* What to work on *
Skip every image and restate the data word for word.

* Given data *

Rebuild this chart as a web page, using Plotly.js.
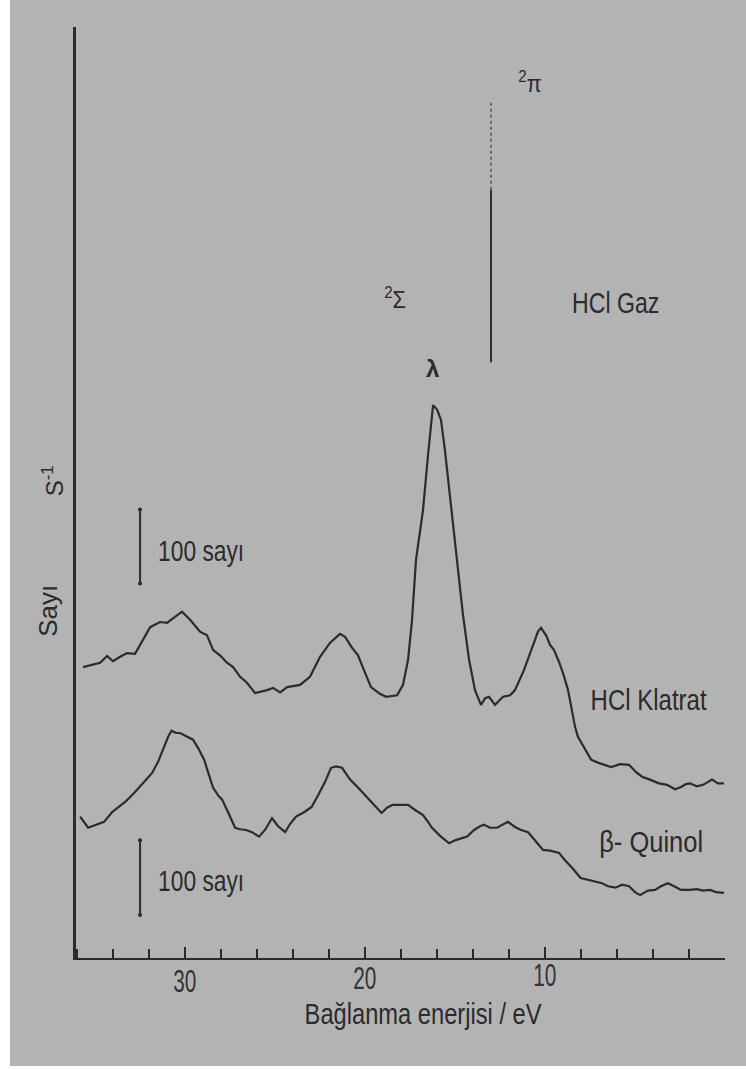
<!DOCTYPE html>
<html>
<head>
<meta charset="utf-8">
<script src="https://cdn.plot.ly/plotly-3.0.1.min.js"></script>
<style>
html,body{margin:0;padding:0;background:#ffffff;}
#chart{position:absolute;left:10px;top:0;width:736px;height:1066px;}
</style>
</head>
<body>
<div id="chart"></div>
<script>
// Binding energy (eV) and counts
const klatratEnergy = [35.67,35.17,34.72,34.33,34.0,33.61,33.22,32.78,31.94,31.39,31.0,30.67,30.17,29.72,29.17,28.78,28.44,28.06,27.67,27.33,26.94,26.56,26.11,25.44,25.11,24.72,24.33,23.61,23.06,22.5,21.94,21.39,21.11,20.72,20.39,20.06,19.67,19.17,18.83,18.22,17.89,17.61,17.39,17.17,16.78,16.5,16.22,16.0,15.78,15.56,15.33,15.11,14.83,14.56,14.22,13.89,13.56,13.33,13.11,12.78,12.33,11.94,11.67,11.39,11.17,10.72,10.39,10.22,9.94,9.72,9.5,9.22,9.0,8.72,8.5,8.33,8.17,7.83,7.44,7.06,6.67,6.33,5.83,5.33,4.94,4.61,4.17,3.67,3.22,2.78,2.44,2.17,1.94,1.56,1.22,0.94,0.72,0.39,0.06];
const klatratCounts = [393,396,399,408,401,407,412,411,447,454,453,459,468,457,441,436,416,409,399,393,380,372,358,362,365,359,366,369,380,407,426,438,434,419,409,389,366,357,353,355,369,403,457,538,605,680,747,741,727,686,636,592,528,464,403,362,342,351,353,342,353,355,362,376,389,419,441,446,436,423,416,400,385,362,335,312,299,284,268,264,261,258,262,261,251,245,241,236,234,228,231,235,236,232,234,238,241,236,236];

const quinolEnergy = [35.83,35.39,34.94,34.5,34.06,33.67,33.28,32.83,32.33,31.83,31.5,31.22,30.94,30.75,30.5,30.28,29.89,29.56,29.28,28.94,28.67,28.44,28.17,27.94,27.61,27.22,26.94,26.61,26.28,25.89,25.56,25.17,24.83,24.44,24.17,23.83,23.39,22.97,22.61,22.22,21.89,21.61,21.28,20.83,20.42,20.0,19.61,19.08,18.78,18.47,18.06,17.61,17.22,16.78,16.5,16.28,15.83,15.33,15.0,14.67,14.33,13.94,13.61,13.39,13.06,12.67,12.33,12.06,11.67,11.33,10.94,10.56,10.11,9.72,9.22,8.89,8.5,8.02,7.5,6.83,6.5,6.08,5.72,5.33,5.0,4.72,4.28,3.89,3.56,3.17,2.83,2.44,1.94,1.56,1.22,0.83,0.5,0.06];
const quinolCounts = [191,176,180,184,197,204,212,223,236,250,265,281,299,307,304,304,299,295,284,268,247,230,220,214,197,176,174,173,170,164,173,189,178,170,181,191,197,204,220,238,257,259,257,241,231,220,211,196,203,207,207,207,200,193,184,176,165,155,159,161,164,173,178,180,176,176,180,184,177,173,170,159,146,145,142,132,122,108,105,101,97,95,99,97,89,85,91,92,97,101,97,92,92,93,91,92,89,88];

// HCl gas line (2Π): energy and counts of the stick
const gazEnergy = [13.0, 13.0];
const gazSolid = [805, 1038];
const gazDashed = [1038, 1157];

// 100-count scale bars
const scaleEnergy = [32.5, 32.5];
const scaleUpper = [506, 606];
const scaleLower = [58, 159];

const tickLabels = ['30', '20', '10'];
const tickValues = [30, 20, 10];
const tickShift = [-3, 0, 3];   // follows the slightly tilted scan baseline

const ink = '#2b2b2b';
const font = '"Liberation Sans", Arial, sans-serif';

const traces = [
  {x: klatratEnergy, y: klatratCounts, mode: 'lines', line: {color: ink, width: 2.2}, hoverinfo: 'skip'},
  {x: quinolEnergy, y: quinolCounts, mode: 'lines', line: {color: ink, width: 2.2}, hoverinfo: 'skip'},
  {x: gazEnergy, y: gazSolid, mode: 'lines', line: {color: ink, width: 2}},
  {x: gazEnergy, y: gazDashed, mode: 'lines', line: {color: '#555', width: 1.5, dash: 'dot'}},
  {x: scaleEnergy, y: scaleUpper, mode: 'lines+markers', line: {color: ink, width: 2}, marker: {color: ink, size: 4}},
  {x: scaleEnergy, y: scaleLower, mode: 'lines+markers', line: {color: ink, width: 2}, marker: {color: ink, size: 4}}
];

const annotations = [];
const scales = [];
function add(a, s) { annotations.push(a); scales.push(s); }
const ann = (x, y, text, size, extra) => Object.assign({x: x, y: y, xref: 'x', yref: 'y', text: text, showarrow: false, font: {family: font, size: size, color: ink}}, extra || {});

add(ann(6.1, 886, 'HCl Gaz', 30), 0.77);
add(ann(4.2, 349, 'HCl Klatrat', 30), 0.8);
add(ann(4.1, 158, 'β- Quinol', 30), 0.85);
add(ann(31.6, 551, '100 sayı', 30, {xanchor: 'left'}), 0.76);
add(ann(31.6, 105, '100 sayı', 30, {xanchor: 'left'}), 0.76);
add(ann(18.33, 892, '<sup>2</sup>Σ', 24), 0.9);
add(ann(10.83, 1184, '<sup>2</sup>π', 24), 0.9);
add(ann(16.28, 797, '<b>λ</b>', 24), 1);
tickValues.forEach((v, i) => add({x: v, y: 0, xref: 'x', yref: 'paper', yanchor: 'top', yshift: tickShift[i], text: tickLabels[i], showarrow: false, font: {family: font, size: 32, color: '#333'}}, 0.65));
add({xref: 'paper', yref: 'paper', x: 0.535, y: 0, yshift: -55, text: 'Bağlanma enerjisi / eV', showarrow: false, yanchor: 'middle', font: {family: font, size: 30, color: ink}}, 0.79);
add({xref: 'paper', yref: 'paper', x: 0, xshift: -28, xanchor: 'center', y: 0.373, text: 'Sayı', textangle: -90, showarrow: false, font: {family: font, size: 26, color: ink}}, 1);
add({xref: 'paper', yref: 'paper', x: 0, xshift: -23, xanchor: 'center', y: 0.512, text: 'S<sup>-1</sup>', textangle: -90, showarrow: false, font: {family: font, size: 24, color: ink}}, 1);

const layout = {
  width: 736, height: 1066,
  paper_bgcolor: '#b3b3b3', plot_bgcolor: '#b3b3b3',
  margin: {l: 66, r: 21, t: 27, b: 108},
  showlegend: false,
  xaxis: {
    range: [36.06, 0], showgrid: false, zeroline: false,
    showline: true, linecolor: ink, linewidth: 2,
    tickmode: 'array', tickvals: tickValues, showticklabels: false,
    ticks: 'inside', ticklen: 11, tickwidth: 1.5, tickcolor: ink,
    minor: {dtick: 2, ticks: 'inside', ticklen: 9, tickwidth: 1.5, tickcolor: ink, showgrid: false}
  },
  yaxis: {
    range: [0, 1258], showgrid: false, zeroline: false,
    showline: true, linecolor: ink, linewidth: 3,
    showticklabels: false, ticks: ''
  },
  annotations: annotations
};

Plotly.newPlot('chart', traces, layout, {staticPlot: true}).then(gd => {
  const groups = gd.querySelectorAll('g.annotation');
  groups.forEach((g, i) => {
    const s = scales[i];
    if (s === undefined || s === 1) return;
    const t = g.querySelector('text.annotation-text');
    if (!t) return;
    t.style.transformBox = 'fill-box';
    t.style.transformOrigin = (annotations[i].xanchor === 'left') ? 'left center' : 'center';
    t.style.transform = 'scaleX(' + s + ')';
  });
});
</script>
</body>
</html>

* Result of the exercise *
Rebuild this chart as a web page, using Plotly.js.
<!DOCTYPE html>
<html>
<head>
<meta charset="utf-8">
<script src="https://cdn.plot.ly/plotly-3.0.1.min.js"></script>
<style>
html,body{margin:0;padding:0;background:#ffffff;}
#chart{position:absolute;left:10px;top:0;width:736px;height:1066px;}
</style>
</head>
<body>
<div id="chart"></div>
<script>
// Binding energy (eV) and counts
const klatratEnergy = [35.67,35.17,34.72,34.33,34.0,33.61,33.22,32.78,31.94,31.39,31.0,30.67,30.17,29.72,29.17,28.78,28.44,28.06,27.67,27.33,26.94,26.56,26.11,25.44,25.11,24.72,24.33,23.61,23.06,22.5,21.94,21.39,21.11,20.72,20.39,20.06,19.67,19.17,18.83,18.22,17.89,17.61,17.39,17.17,16.78,16.5,16.22,16.0,15.78,15.56,15.33,15.11,14.83,14.56,14.22,13.89,13.56,13.33,13.11,12.78,12.33,11.94,11.67,11.39,11.17,10.72,10.39,10.22,9.94,9.72,9.5,9.22,9.0,8.72,8.5,8.33,8.17,7.83,7.44,7.06,6.67,6.33,5.83,5.33,4.94,4.61,4.17,3.67,3.22,2.78,2.44,2.17,1.94,1.56,1.22,0.94,0.72,0.39,0.06];
const klatratCounts = [393,396,399,408,401,407,412,411,447,454,453,459,468,457,441,436,416,409,399,393,380,372,358,362,365,359,366,369,380,407,426,438,434,419,409,389,366,357,353,355,369,403,457,538,605,680,747,741,727,686,636,592,528,464,403,362,342,351,353,342,353,355,362,376,389,419,441,446,436,423,416,400,385,362,335,312,299,284,268,264,261,258,262,261,251,245,241,236,234,228,231,235,236,232,234,238,241,236,236];

const quinolEnergy = [35.83,35.39,34.94,34.5,34.06,33.67,33.28,32.83,32.33,31.83,31.5,31.22,30.94,30.75,30.5,30.28,29.89,29.56,29.28,28.94,28.67,28.44,28.17,27.94,27.61,27.22,26.94,26.61,26.28,25.89,25.56,25.17,24.83,24.44,24.17,23.83,23.39,22.97,22.61,22.22,21.89,21.61,21.28,20.83,20.42,20.0,19.61,19.08,18.78,18.47,18.06,17.61,17.22,16.78,16.5,16.28,15.83,15.33,15.0,14.67,14.33,13.94,13.61,13.39,13.06,12.67,12.33,12.06,11.67,11.33,10.94,10.56,10.11,9.72,9.22,8.89,8.5,8.02,7.5,6.83,6.5,6.08,5.72,5.33,5.0,4.72,4.28,3.89,3.56,3.17,2.83,2.44,1.94,1.56,1.22,0.83,0.5,0.06];
const quinolCounts = [191,176,180,184,197,204,212,223,236,250,265,281,299,307,304,304,299,295,284,268,247,230,220,214,197,176,174,173,170,164,173,189,178,170,181,191,197,204,220,238,257,259,257,241,231,220,211,196,203,207,207,207,200,193,184,176,165,155,159,161,164,173,178,180,176,176,180,184,177,173,170,159,146,145,142,132,122,108,105,101,97,95,99,97,89,85,91,92,97,101,97,92,92,93,91,92,89,88];

// HCl gas line (2Π): energy and counts of the stick
const gazEnergy = [13.0, 13.0];
const gazSolid = [805, 1038];
const gazDashed = [1038, 1157];

// 100-count scale bars
const scaleEnergy = [32.5, 32.5];
const scaleUpper = [506, 606];
const scaleLower = [58, 159];

const tickLabels = ['30', '20', '10'];
const tickValues = [30, 20, 10];
const tickShift = [-3, 0, 3];   // follows the slightly tilted scan baseline

const ink = '#2b2b2b';
const font = '"Liberation Sans", Arial, sans-serif';

const traces = [
  {x: klatratEnergy, y: klatratCounts, mode: 'lines', line: {color: ink, width: 2.2}, hoverinfo: 'skip'},
  {x: quinolEnergy, y: quinolCounts, mode: 'lines', line: {color: ink, width: 2.2}, hoverinfo: 'skip'},
  {x: gazEnergy, y: gazSolid, mode: 'lines', line: {color: ink, width: 2}},
  {x: gazEnergy, y: gazDashed, mode: 'lines', line: {color: '#555', width: 1.5, dash: 'dot'}},
  {x: scaleEnergy, y: scaleUpper, mode: 'lines+markers', line: {color: ink, width: 2}, marker: {color: ink, size: 4}},
  {x: scaleEnergy, y: scaleLower, mode: 'lines+markers', line: {color: ink, width: 2}, marker: {color: ink, size: 4}}
];

const annotations = [];
const scales = [];
function add(a, s) { annotations.push(a); scales.push(s); }
const ann = (x, y, text, size, extra) => Object.assign({x: x, y: y, xref: 'x', yref: 'y', text: text, showarrow: false, font: {family: font, size: size, color: ink}}, extra || {});

add(ann(6.1, 886, 'HCl Gaz', 30), 0.77);
add(ann(4.2, 349, 'HCl Klatrat', 30), 0.8);
add(ann(4.1, 158, 'β- Quinol', 30), 0.85);
add(ann(31.6, 551, '100 sayı', 30, {xanchor: 'left'}), 0.76);
add(ann(31.6, 105, '100 sayı', 30, {xanchor: 'left'}), 0.76);
add(ann(18.33, 892, '<sup>2</sup>Σ', 24), 0.9);
add(ann(10.83, 1184, '<sup>2</sup>π', 24), 0.9);
add(ann(16.28, 797, '<b>λ</b>', 24), 1);
tickValues.forEach((v, i) => add({x: v, y: 0, xref: 'x', yref: 'paper', yanchor: 'top', yshift: tickShift[i], text: tickLabels[i], showarrow: false, font: {family: font, size: 32, color: '#333'}}, 0.65));
add({xref: 'paper', yref: 'paper', x: 0.535, y: 0, yshift: -55, text: 'Bağlanma enerjisi / eV', showarrow: false, yanchor: 'middle', font: {family: font, size: 30, color: ink}}, 0.79);
add({xref: 'paper', yref: 'paper', x: 0, xshift: -28, xanchor: 'center', y: 0.373, text: 'Sayı', textangle: -90, showarrow: false, font: {family: font, size: 26, color: ink}}, 1);
add({xref: 'paper', yref: 'paper', x: 0, xshift: -23, xanchor: 'center', y: 0.512, text: 'S<sup>-1</sup>', textangle: -90, showarrow: false, font: {family: font, size: 24, color: ink}}, 1);

const layout = {
  width: 736, height: 1066,
  paper_bgcolor: '#b3b3b3', plot_bgcolor: '#b3b3b3',
  margin: {l: 66, r: 21, t: 27, b: 108},
  showlegend: false,
  xaxis: {
    range: [36.06, 0], showgrid: false, zeroline: false,
    showline: true, linecolor: ink, linewidth: 2,
    tickmode: 'array', tickvals: tickValues, showticklabels: false,
    ticks: 'inside', ticklen: 11, tickwidth: 1.5, tickcolor: ink,
    minor: {dtick: 2, ticks: 'inside', ticklen: 9, tickwidth: 1.5, tickcolor: ink, showgrid: false}
  },
  yaxis: {
    range: [0, 1258], showgrid: false, zeroline: false,
    showline: true, linecolor: ink, linewidth: 3,
    showticklabels: false, ticks: ''
  },
  annotations: annotations
};

Plotly.newPlot('chart', traces, layout, {staticPlot: true}).then(gd => {
  const groups = gd.querySelectorAll('g.annotation');
  groups.forEach((g, i) => {
    const s = scales[i];
    if (s === undefined || s === 1) return;
    const t = g.querySelector('text.annotation-text');
    if (!t) return;
    t.style.transformBox = 'fill-box';
    t.style.transformOrigin = (annotations[i].xanchor === 'left') ? 'left center' : 'center';
    t.style.transform = 'scaleX(' + s + ')';
  });
});
</script>
</body>
</html>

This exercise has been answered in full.